Image © Arnold Newman
The 53 Berenice Abbott prints in this exhibition come from the collection of a woman named Jo Brown who was an artist and illustrator in New York City for many years. She met Abbott when she was working at the New York Public library in the 1930s. She purchased a number of prints from her Changing New York project at that time. The prints are vintage 8 x 10 inch contact prints with the Federal Arts Project, 'Changing New York' stamps, the Artist's stamp and other notations.
A female in a male dominated profession, Berenice Abbott, prevailed to become one of the most recognizable photographers of the 20th century. Her celebrated photographic study of New York City, called Changing New York documented modern life and its transformation. Early in her career she spent several years in Paris where she worked as a darkroom assistant to Man Ray. It was there she met and became inspired by the work of Eugene Atget. 1930, upon moving back home Abbott, was struck at how quickly the 18th and 19th century architecture of New York City was disappearing before her eyes. Calling her love of the city a "Fantastic Passion," she felt an extreme urgency to capture it in the moment.

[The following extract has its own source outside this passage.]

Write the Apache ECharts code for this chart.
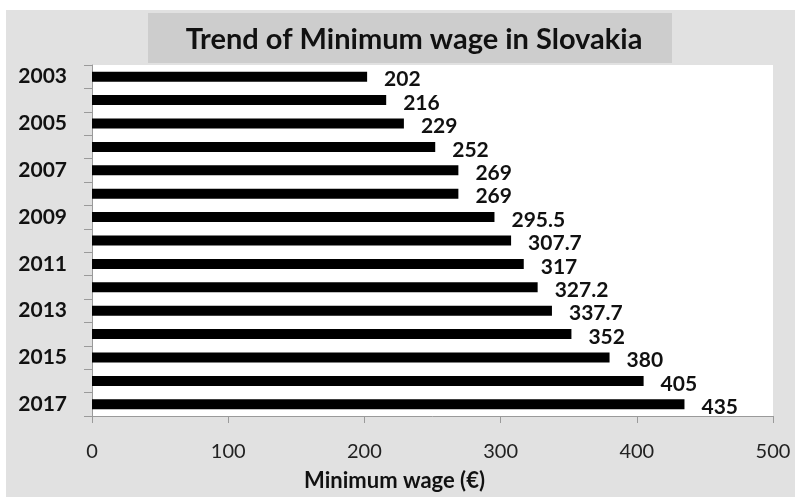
<!DOCTYPE html>
<html>
<head>
<meta charset="utf-8">
<style>
  html, body { margin: 0; padding: 0; background: #ffffff; }
  #chart { width: 795px; height: 497px; }
</style>
<script src="https://cdn.jsdelivr.net/npm/echarts@6/dist/echarts.min.js"></script>
</head>
<body>
<div id="chart"></div>
<script>
// Statutory monthly minimum wage in Slovakia, 2003-2017 (EUR)
const years = ['2003', '2004', '2005', '2006', '2007', '2008', '2009', '2010',
               '2011', '2012', '2013', '2014', '2015', '2016', '2017'];
const minWage = [202, 216, 229, 252, 269, 269, 295.5, 307.7,
                 317, 327.2, 337.7, 352, 380, 405, 435];
const wageTicks = [0, 100, 200, 300, 400, 500];

const FONT = 'Lato';
const chart = echarts.init(document.getElementById('chart'));

chart.setOption({
  backgroundColor: '#ffffff',
  animation: false,
  graphic: [
    // grey chart area
    { type: 'rect', z: -10, shape: { x: 6, y: 10, width: 789, height: 487 },
      style: { fill: '#e1e1e1' } },
    // title plate
    { type: 'rect', z: -9, shape: { x: 148, y: 13, width: 524, height: 50 },
      style: { fill: '#cdcdcd' } }
  ],
  title: {
    text: 'Trend of Minimum wage in Slovakia',
    left: 409,
    top: 20,
    textAlign: 'center',
    textStyle: { fontFamily: FONT, fontWeight: 'bold', fontSize: 29, color: '#111' }
  },
  grid: {
    left: 92, right: 22, top: 65, bottom: 76,
    show: true, backgroundColor: '#ffffff', borderWidth: 0
  },
  xAxis: {
    type: 'value',
    min: wageTicks[0],
    max: wageTicks[wageTicks.length - 1],
    interval: 100,
    splitLine: { show: false },
    axisLine: { show: true, lineStyle: { color: '#9a9a9a', width: 1 } },
    axisTick: { show: true, length: 7, lineStyle: { color: '#9a9a9a' } },
    axisLabel: { margin: 26, fontFamily: FONT, fontSize: 20, color: '#222' },
    name: 'Minimum wage (€)',
    nameLocation: 'middle',
    nameGap: 54,
    nameTextStyle: {
      fontFamily: FONT, fontWeight: 'bold', fontSize: 22, color: '#111',
      padding: [0, 76, 0, 0]
    }
  },
  yAxis: {
    type: 'category',
    data: years,
    inverse: true,
    axisLine: { show: true, lineStyle: { color: '#9a9a9a', width: 1 } },
    axisTick: { show: true, interval: 0, length: 8, lineStyle: { color: '#9a9a9a' } },
    axisLabel: {
      interval: 1, margin: 25,
      fontFamily: FONT, fontWeight: 'bold', fontSize: 21, color: '#111'
    }
  },
  series: [{
    type: 'bar',
    data: minWage,
    barWidth: 10,
    itemStyle: { color: '#000000' },
    label: {
      show: true,
      position: 'right',
      distance: 17,
      offset: [0, 3],
      fontFamily: FONT, fontWeight: 'bold', fontSize: 21, color: '#111'
    }
  }]
});
</script>
</body>
</html>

After having her project proposal turned down multiple times including being denied twice for a Guggenheim, she persevered against great odds. In 1935 the Depression Era, New Deal, Federal Art Project, agreed to sponsor and fund her documentation of the city which later went on to become a book as well as a traveling exhibition. Choosing an 8 x 10 bulky view camera to record both the most minuscule details and the greatness of the city's structures, she created just over 300 images which she printed as contact prints. Ironically Berenice almost didn't live to make this incredible contribution to photography. In the winter 1919 she nearly died from the virulent influenza which took the lives of 12,000 New Yorkers. Her work is a visual reminder of the resiliency of humanity and the great city called New York.
Image © Man Ray Trust ARS-ADAGP
The Federal Art Project (FAP), a relatively small division of the Works Progress Administration (WPA), was a relief agency for artists; its controversial goal was to show that art, as well as schools and highways, contributed to the general welfare.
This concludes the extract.